[Saved entries]

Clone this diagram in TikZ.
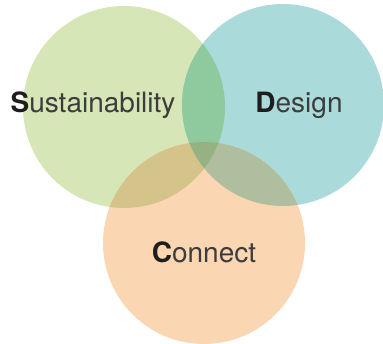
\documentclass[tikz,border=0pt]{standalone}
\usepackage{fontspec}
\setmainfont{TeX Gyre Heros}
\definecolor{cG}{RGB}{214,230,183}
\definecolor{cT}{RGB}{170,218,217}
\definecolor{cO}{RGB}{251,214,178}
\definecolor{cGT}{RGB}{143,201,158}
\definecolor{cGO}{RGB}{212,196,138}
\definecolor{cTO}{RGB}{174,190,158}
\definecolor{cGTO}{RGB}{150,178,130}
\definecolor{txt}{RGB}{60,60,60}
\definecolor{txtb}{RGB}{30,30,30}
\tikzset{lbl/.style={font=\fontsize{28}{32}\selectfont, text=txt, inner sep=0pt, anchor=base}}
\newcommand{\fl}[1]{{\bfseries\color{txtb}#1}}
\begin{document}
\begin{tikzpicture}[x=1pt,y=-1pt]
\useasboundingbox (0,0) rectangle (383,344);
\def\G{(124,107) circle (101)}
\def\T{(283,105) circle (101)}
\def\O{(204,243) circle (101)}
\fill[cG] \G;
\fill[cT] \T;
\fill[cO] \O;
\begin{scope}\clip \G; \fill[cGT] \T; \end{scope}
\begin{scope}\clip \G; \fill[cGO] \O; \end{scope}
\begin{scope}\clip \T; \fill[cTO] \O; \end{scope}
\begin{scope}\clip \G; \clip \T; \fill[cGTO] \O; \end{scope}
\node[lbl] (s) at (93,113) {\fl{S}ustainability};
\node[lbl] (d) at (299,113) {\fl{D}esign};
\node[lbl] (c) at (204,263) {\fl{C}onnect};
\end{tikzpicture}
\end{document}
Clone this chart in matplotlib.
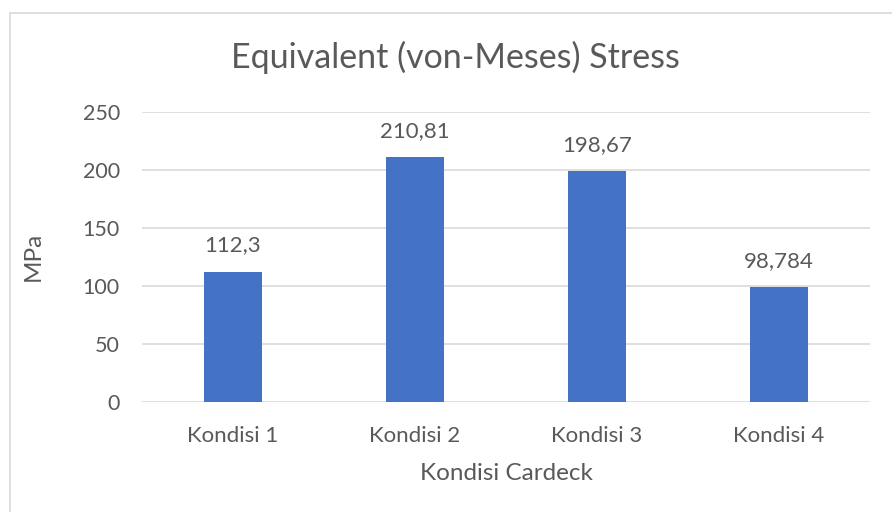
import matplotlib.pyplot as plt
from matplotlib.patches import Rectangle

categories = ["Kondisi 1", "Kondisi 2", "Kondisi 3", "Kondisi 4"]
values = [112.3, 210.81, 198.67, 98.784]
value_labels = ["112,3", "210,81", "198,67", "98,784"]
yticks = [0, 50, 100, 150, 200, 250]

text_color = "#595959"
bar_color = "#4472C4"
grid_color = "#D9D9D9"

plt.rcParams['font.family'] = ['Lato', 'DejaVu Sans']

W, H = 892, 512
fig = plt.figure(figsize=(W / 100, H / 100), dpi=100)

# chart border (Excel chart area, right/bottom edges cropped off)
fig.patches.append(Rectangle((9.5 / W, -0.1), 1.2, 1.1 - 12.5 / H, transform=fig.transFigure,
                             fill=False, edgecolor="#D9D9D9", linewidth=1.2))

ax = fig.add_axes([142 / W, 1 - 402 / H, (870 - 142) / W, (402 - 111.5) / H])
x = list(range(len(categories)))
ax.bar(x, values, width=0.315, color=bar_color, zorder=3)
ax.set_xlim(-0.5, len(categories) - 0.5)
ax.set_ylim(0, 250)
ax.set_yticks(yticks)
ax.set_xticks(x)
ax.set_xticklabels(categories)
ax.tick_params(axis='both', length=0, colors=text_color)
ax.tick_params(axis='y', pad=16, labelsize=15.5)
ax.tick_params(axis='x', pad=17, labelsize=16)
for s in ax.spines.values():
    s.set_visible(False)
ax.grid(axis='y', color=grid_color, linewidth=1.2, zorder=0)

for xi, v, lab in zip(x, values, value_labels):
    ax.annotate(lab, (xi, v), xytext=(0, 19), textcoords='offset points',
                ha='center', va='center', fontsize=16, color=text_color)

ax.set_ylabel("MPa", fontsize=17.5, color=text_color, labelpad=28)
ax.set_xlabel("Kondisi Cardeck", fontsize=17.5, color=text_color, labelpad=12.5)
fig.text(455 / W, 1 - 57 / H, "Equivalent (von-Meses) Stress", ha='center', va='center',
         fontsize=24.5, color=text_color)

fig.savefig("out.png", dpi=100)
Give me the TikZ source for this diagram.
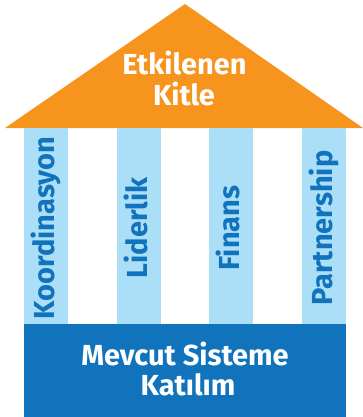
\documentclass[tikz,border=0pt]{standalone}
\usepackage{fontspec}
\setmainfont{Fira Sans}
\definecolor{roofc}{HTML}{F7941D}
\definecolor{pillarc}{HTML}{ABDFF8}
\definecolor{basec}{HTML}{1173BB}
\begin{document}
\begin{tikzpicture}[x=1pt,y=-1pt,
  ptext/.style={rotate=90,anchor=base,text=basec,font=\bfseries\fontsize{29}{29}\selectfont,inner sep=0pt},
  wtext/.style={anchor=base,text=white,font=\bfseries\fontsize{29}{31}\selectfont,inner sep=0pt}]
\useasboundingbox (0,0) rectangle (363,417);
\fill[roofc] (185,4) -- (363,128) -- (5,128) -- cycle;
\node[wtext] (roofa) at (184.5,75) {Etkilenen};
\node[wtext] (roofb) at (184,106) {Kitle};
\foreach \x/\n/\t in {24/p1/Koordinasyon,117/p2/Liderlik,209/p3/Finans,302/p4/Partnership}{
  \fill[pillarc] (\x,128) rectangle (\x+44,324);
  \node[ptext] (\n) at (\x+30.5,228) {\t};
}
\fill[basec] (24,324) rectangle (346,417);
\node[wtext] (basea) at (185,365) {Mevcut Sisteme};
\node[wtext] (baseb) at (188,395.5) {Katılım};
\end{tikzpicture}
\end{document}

### GOAL OF THE EXERCISE
Identify and extract each line of the listing that contains "this".

### COMPLETE RESPONSE
Clone this diagram in TikZ.
Clone this chart in matplotlib.
Give me the TikZ source for this diagram.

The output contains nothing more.